Days after the court said the right to privacy was a fundamental one, community members expressed the hope it would lead to the end of Section 377, which criminalises homosexuality.
But along with that, said Rohit Khumanthem, a transgender beauty queen from Manipur, people’s attitudes needed to change.
“Acceptance by society is the first step towards the community’s empowerment. And for that, people must believe that transgenders are humans like them,” Khumanthem said.
An aspiring lawyer hoping to fight for the rights of underprivileged women and children, Khumanthem said there was need to spread awareness about the community.
“People must know who we actually are and how we live our daily lives. They have to be sensitised. Only then will they start accepting us,” she told PTI.
The 22-year-old was here to participate in the recently held ‘Miss Transqueen India 2017’.
Founded by Reena Rai, the event not only aimed at giving the community a platform to showcase talent and beauty, but also to create a forum for advocating their concerns.
Looking at the recent landmark judgment pronounced by the apex court, Rai believed a dignified life for the transgender community was no longer a distant dream.
“If one goes by the Supreme Court’s judgment, the community might soon be able to get proper education and employment and live a dignified life,” she said.
Under its verdict making privacy a fundamental right, the Supreme Court, however, clarified that since the challenge to Section 377 was pending before another bench of the apex court, it would leave the constitutional validity to be decided in an “appropriate proceeding”.
Rai added that the key to achieving the goal was “a change in mindsets”.
“Change will not come until there is acceptance from us. No matter what the Supreme Court decides, if there is no end to the day-to-day discrimination we inflict on the community, change will not happen,” she said.
Eliza, born Abomcha Ngangom, believed the process of empowerment had begun, but social ostracism came in the way of progress.

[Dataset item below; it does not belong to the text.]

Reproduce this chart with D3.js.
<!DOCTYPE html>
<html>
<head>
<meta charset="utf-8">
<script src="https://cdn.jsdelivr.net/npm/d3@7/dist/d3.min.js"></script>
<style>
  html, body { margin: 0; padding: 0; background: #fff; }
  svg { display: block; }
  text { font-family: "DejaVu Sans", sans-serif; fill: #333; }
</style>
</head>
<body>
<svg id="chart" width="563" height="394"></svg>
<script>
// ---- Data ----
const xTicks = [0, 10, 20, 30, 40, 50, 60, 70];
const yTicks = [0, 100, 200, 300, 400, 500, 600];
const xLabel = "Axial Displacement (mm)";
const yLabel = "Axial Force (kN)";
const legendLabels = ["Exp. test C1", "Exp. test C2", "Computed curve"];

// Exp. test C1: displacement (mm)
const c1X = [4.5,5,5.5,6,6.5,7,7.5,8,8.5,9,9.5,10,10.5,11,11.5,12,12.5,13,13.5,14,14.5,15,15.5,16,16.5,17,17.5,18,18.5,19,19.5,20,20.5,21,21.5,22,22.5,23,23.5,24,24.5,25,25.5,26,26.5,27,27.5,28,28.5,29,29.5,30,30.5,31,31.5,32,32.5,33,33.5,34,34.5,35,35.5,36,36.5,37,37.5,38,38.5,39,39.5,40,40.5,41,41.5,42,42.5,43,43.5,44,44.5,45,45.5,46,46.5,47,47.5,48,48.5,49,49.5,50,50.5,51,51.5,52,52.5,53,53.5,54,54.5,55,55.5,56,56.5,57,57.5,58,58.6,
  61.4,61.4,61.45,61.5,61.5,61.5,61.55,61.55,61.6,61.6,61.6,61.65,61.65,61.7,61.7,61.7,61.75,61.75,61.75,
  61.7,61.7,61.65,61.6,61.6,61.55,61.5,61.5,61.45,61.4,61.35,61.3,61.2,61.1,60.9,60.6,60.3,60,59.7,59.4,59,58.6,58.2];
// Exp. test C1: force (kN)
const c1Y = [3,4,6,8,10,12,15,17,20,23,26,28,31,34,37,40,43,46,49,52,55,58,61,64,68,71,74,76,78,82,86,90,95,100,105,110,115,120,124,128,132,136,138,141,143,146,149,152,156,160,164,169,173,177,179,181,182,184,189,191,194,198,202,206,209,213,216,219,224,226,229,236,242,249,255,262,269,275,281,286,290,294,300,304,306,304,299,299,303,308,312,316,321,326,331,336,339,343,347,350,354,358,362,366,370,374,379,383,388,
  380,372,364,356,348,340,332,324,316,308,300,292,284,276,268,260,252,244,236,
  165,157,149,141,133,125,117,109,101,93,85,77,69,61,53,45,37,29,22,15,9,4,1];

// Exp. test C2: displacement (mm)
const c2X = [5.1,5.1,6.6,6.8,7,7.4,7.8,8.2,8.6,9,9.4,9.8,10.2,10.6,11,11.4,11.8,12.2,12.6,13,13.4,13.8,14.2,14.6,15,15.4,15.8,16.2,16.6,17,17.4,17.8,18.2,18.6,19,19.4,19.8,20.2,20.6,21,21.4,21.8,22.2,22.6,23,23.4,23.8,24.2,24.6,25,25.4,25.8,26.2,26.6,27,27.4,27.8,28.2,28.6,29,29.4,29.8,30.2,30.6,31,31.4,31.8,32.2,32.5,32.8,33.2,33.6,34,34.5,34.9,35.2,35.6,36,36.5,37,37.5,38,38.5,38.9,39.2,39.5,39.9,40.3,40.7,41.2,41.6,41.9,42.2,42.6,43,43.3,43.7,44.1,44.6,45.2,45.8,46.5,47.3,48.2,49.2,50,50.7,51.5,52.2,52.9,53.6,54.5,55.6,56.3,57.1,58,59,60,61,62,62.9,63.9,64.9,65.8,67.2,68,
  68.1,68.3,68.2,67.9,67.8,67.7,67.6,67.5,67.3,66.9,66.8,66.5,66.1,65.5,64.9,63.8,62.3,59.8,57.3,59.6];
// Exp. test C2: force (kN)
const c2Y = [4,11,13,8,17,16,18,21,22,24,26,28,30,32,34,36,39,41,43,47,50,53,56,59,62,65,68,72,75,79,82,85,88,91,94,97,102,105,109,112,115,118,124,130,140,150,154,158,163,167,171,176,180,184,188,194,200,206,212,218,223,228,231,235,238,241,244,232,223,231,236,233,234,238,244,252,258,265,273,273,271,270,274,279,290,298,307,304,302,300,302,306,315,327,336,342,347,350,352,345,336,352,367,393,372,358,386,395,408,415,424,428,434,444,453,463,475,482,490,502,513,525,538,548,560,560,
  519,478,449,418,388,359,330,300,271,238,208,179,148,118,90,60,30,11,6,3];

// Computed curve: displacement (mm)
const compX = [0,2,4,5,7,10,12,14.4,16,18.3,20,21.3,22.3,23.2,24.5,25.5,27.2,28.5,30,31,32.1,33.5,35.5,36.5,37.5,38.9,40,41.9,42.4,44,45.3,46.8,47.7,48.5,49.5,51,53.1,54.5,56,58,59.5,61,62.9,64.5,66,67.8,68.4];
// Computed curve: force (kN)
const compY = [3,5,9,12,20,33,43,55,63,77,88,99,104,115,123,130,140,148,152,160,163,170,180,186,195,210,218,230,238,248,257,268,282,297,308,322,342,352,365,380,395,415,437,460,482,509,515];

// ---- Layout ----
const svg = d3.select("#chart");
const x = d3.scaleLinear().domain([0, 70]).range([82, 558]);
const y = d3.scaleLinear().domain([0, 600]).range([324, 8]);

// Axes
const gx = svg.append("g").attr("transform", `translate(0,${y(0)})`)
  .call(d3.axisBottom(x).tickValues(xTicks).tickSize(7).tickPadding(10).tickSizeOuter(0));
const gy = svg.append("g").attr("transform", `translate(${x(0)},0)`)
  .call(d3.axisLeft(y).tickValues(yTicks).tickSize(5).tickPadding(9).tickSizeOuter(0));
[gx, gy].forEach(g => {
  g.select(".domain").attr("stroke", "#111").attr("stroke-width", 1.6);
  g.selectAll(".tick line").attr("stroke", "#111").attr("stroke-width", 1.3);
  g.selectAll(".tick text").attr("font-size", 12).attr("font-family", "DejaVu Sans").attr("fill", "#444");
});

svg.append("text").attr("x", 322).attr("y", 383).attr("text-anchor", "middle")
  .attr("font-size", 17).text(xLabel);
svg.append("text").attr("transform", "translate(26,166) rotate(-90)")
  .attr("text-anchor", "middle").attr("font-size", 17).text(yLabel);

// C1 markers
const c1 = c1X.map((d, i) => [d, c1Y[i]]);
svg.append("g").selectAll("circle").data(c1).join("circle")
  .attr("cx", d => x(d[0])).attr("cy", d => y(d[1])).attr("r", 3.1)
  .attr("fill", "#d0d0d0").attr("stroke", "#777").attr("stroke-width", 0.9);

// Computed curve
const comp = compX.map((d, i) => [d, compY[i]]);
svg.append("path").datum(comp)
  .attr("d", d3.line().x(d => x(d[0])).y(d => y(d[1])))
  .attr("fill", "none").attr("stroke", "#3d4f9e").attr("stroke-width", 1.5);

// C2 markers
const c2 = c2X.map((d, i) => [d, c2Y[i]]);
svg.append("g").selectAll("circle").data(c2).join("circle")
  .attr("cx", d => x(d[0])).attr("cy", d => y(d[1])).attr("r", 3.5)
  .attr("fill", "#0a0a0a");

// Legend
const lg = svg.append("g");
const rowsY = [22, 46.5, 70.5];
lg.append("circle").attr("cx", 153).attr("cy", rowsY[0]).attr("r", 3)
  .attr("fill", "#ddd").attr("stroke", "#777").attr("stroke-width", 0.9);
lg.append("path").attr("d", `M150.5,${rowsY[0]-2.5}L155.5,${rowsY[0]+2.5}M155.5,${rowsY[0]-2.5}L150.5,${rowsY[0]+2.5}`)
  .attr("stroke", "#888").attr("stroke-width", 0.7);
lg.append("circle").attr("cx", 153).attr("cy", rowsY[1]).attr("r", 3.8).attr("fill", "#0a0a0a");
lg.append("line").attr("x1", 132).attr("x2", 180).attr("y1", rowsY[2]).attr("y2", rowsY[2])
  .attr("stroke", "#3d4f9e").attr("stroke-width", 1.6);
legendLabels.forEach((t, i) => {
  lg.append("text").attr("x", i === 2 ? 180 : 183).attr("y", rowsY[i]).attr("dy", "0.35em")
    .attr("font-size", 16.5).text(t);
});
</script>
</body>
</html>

The transgender, who also took part in the beauty pageant, recalled how her parents used to worry over her fondness for “girly things” when she was a child.

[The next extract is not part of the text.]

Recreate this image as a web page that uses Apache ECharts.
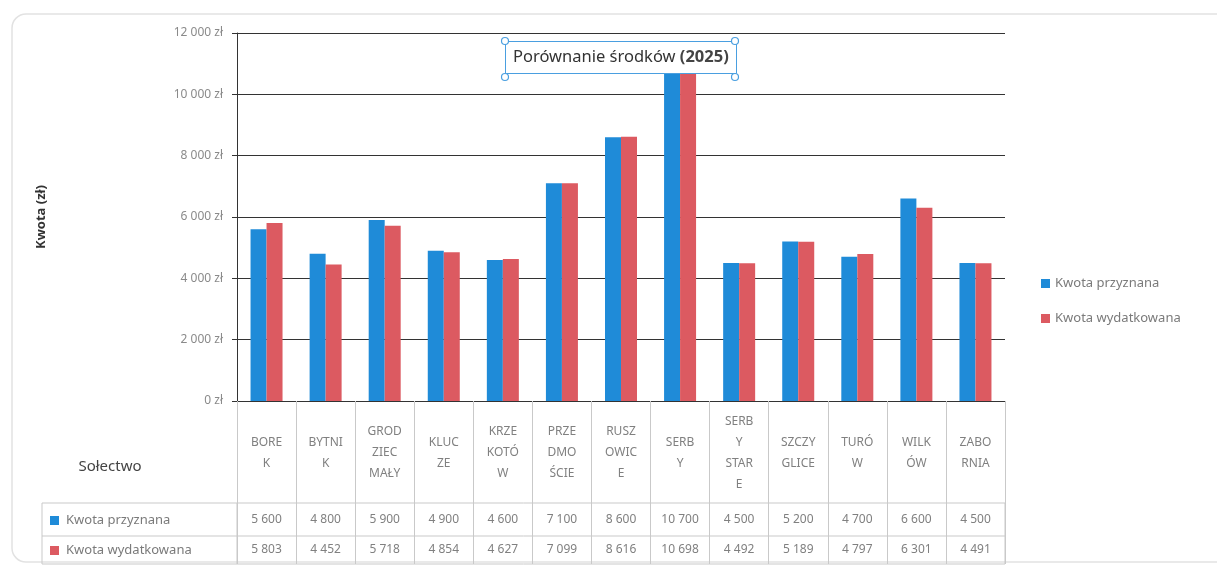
<!DOCTYPE html>
<html>
<head>
<meta charset="utf-8">
<script src="https://cdn.jsdelivr.net/npm/echarts@6/dist/echarts.min.js"></script>
<style>
  html, body { margin: 0; padding: 0; background: #fff; }
  #chart { width: 1217px; height: 568px; }
</style>
</head>
<body>
<div id="chart"></div>
<script>
// sołectwa, wrapped the same way as in the source sheet
const villages = [
  "BORE\nK", "BYTNI\nK", "GROD\nZIEC\nMAŁY", "KLUC\nZE", "KRZE\nKOTÓ\nW",
  "PRZE\nDMO\nŚCIE", "RUSZ\nOWIC\nE", "SERB\nY", "SERB\nY\nSTAR\nE",
  "SZCZY\nGLICE", "TURÓ\nW", "WILK\nÓW", "ZABO\nRNIA"
];
const granted = [5600, 4800, 5900, 4900, 4600, 7100, 8600, 10700, 4500, 5200, 4700, 6600, 4500];
const spent = [5803, 4452, 5718, 4854, 4627, 7099, 8616, 10698, 4492, 5189, 4797, 6301, 4491];
const seriesNames = ["Kwota przyznana", "Kwota wydatkowana"];
const yTicks = [0, 2000, 4000, 6000, 8000, 10000, 12000];

const BLUE = "#1f8bd8";
const RED = "#dc5a61";
const FONT = "'Noto Sans', 'DejaVu Sans', sans-serif";
const LINE = "#c9c9c9";

function fmt(v) {
  return String(v).replace(/\B(?=(\d{3})+(?!\d))/g, " ");
}

const chart = echarts.init(document.getElementById("chart"));

// fixed layout of the plot + table
const G = { left: 237, right: 1005, top: 33, bottom: 401 };
const tableBottom = 564, row1Top = 503, rowMid = 536;

const valueAxis = (vals, margin) => ({
  type: "category",
  data: villages,
  position: "bottom",
  gridIndex: 0,
  axisLine: { show: false },
  axisTick: { show: false },
  axisLabel: {
    interval: 0,
    margin: margin,
    verticalAlign: "middle",
    color: "#808080",
    fontFamily: FONT,
    fontSize: 12,
    formatter: (v, i) => fmt(vals[i])
  }
});

const option = {
  animation: false,
  textStyle: { fontFamily: FONT },
  title: {
    text: "{a|Porównanie środków }{b|(2025)}",
    left: 505,
    top: 41,
    padding: [8, 8, 8, 8],
    backgroundColor: "#fff",
    borderColor: "#4a9fe0",
    borderWidth: 1,
    textStyle: {
      fontWeight: "normal",
      rich: {
        a: { fontFamily: FONT, fontSize: 16.5, fontWeight: "normal", color: "#333" },
        b: { fontFamily: FONT, fontSize: 16.5, fontWeight: "bold", color: "#444" }
      }
    },
    z: 10
  },
  legend: {
    orient: "vertical",
    left: 1036,
    top: 272,
    itemWidth: 9,
    itemHeight: 9,
    itemGap: 22,
    icon: "rect",
    textStyle: { color: "#7a7a7a", fontSize: 13, fontFamily: FONT },
    data: seriesNames
  },
  grid: {
    left: G.left,
    top: G.top,
    width: G.right - G.left,
    height: G.bottom - G.top,
    containLabel: false
  },
  xAxis: [
    {
      type: "category",
      data: villages,
      position: "bottom",
      axisLine: { lineStyle: { color: "#333", width: 1 } },
      axisTick: {
        show: true,
        interval: 0,
        length: tableBottom - G.bottom,
        lineStyle: { color: LINE }
      },
      axisLabel: {
        interval: 0,
        margin: 52,
        verticalAlign: "middle",
        align: "center",
        lineHeight: 21,
        color: "#808080",
        fontSize: 12,
        fontFamily: FONT
      }
    },
    valueAxis(granted, 119),
    valueAxis(spent, 149)
  ],
  yAxis: {
    type: "value",
    min: 0,
    max: 12000,
    interval: 2000,
    name: "Kwota (zł)",
    nameLocation: "middle",
    nameRotate: 90,
    nameGap: 189,
    nameTextStyle: { fontWeight: "bold", fontSize: 13, color: "#333", fontFamily: FONT },
    axisLine: { show: true, lineStyle: { color: "#333" } },
    axisTick: { show: true, length: 5, lineStyle: { color: "#333" } },
    axisLabel: {
      margin: 14,
      color: "#8a8a8a",
      fontSize: 12,
      fontFamily: FONT,
      formatter: v => yTicks.includes(v) ? fmt(v) + " zł" : ""
    },
    splitLine: { show: true, lineStyle: { color: "#333", width: 1.2 } }
  },
  series: [
    {
      name: seriesNames[0],
      type: "bar",
      data: granted,
      barWidth: 16,
      barGap: "0%",
      itemStyle: { color: BLUE }
    },
    {
      name: seriesNames[1],
      type: "bar",
      data: spent,
      barWidth: 16,
      barGap: "0%",
      itemStyle: { color: RED }
    }
  ],
  graphic: [
    // outer frame of the chart object
    {
      type: "rect",
      shape: { x: 12, y: 14, width: 1230, height: 548, r: 14 },
      style: { fill: "none", stroke: "#e2e2e2", lineWidth: 1.5 },
      silent: true
    },
    // data table box
    {
      type: "rect",
      shape: { x: 42, y: row1Top, width: G.right - 42, height: tableBottom - row1Top },
      style: { fill: "none", stroke: LINE, lineWidth: 1 },
      silent: true
    },
    {
      type: "line",
      shape: { x1: 42, y1: rowMid, x2: G.right, y2: rowMid },
      style: { stroke: LINE, lineWidth: 1 },
      silent: true
    },
    {
      type: "line",
      shape: { x1: G.left, y1: row1Top, x2: G.left, y2: tableBottom },
      style: { stroke: LINE, lineWidth: 1 },
      silent: true
    },
    {
      type: "text",
      x: 110,
      y: 467,
      style: {
        text: "Sołectwo",
        fill: "#444",
        font: "15px " + FONT,
        align: "center",
        verticalAlign: "middle"
      }
    },
    // table row headers
    {
      type: "rect",
      shape: { x: 50, y: 516, width: 9, height: 9 },
      style: { fill: BLUE }
    },
    {
      type: "text",
      x: 66,
      y: 520,
      style: {
        text: seriesNames[0],
        fill: "#7a7a7a",
        font: "13px " + FONT,
        verticalAlign: "middle"
      }
    },
    {
      type: "rect",
      shape: { x: 50, y: 546, width: 9, height: 9 },
      style: { fill: RED }
    },
    {
      type: "text",
      x: 66,
      y: 550,
      style: {
        text: seriesNames[1],
        fill: "#7a7a7a",
        font: "13px " + FONT,
        verticalAlign: "middle"
      }
    },
    // selection handles around the title box
    ...[[505, 41], [735, 41], [505, 77], [735, 77]].map(p => ({
      type: "circle",
      shape: { cx: p[0], cy: p[1], r: 3.5 },
      style: { fill: "#fff", stroke: "#4a9fe0", lineWidth: 1.2 },
      z: 20
    }))
  ]
};

chart.setOption(option);
</script>
</body>
</html>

Now a beautician running a successful parlour, Eliza said she was “tortured” by her family after she visited a women’s beauty salon in class eight.
Many stressed they were hopeful about the future.
“We have had to struggle right from the time we came out about our sexuality. We have had to fight not just society, but also our parents,” said Namita, a 26-year-old transgender make-up artist.
But members of the community today were not just beggars or sex workers, she pointed out.
“They are becoming inspectors and principals,” she said, alluding to K Prithika Yashini, India’s first transgender sub-inspector, and Manabi Bandyopadhay, the first college principal from the community.
About 1500 people from the community took part in the pageant, the first of its kind here. The winner, Nitasha from Kolkata, will now represent India in the Miss International TransQueen in Thailand.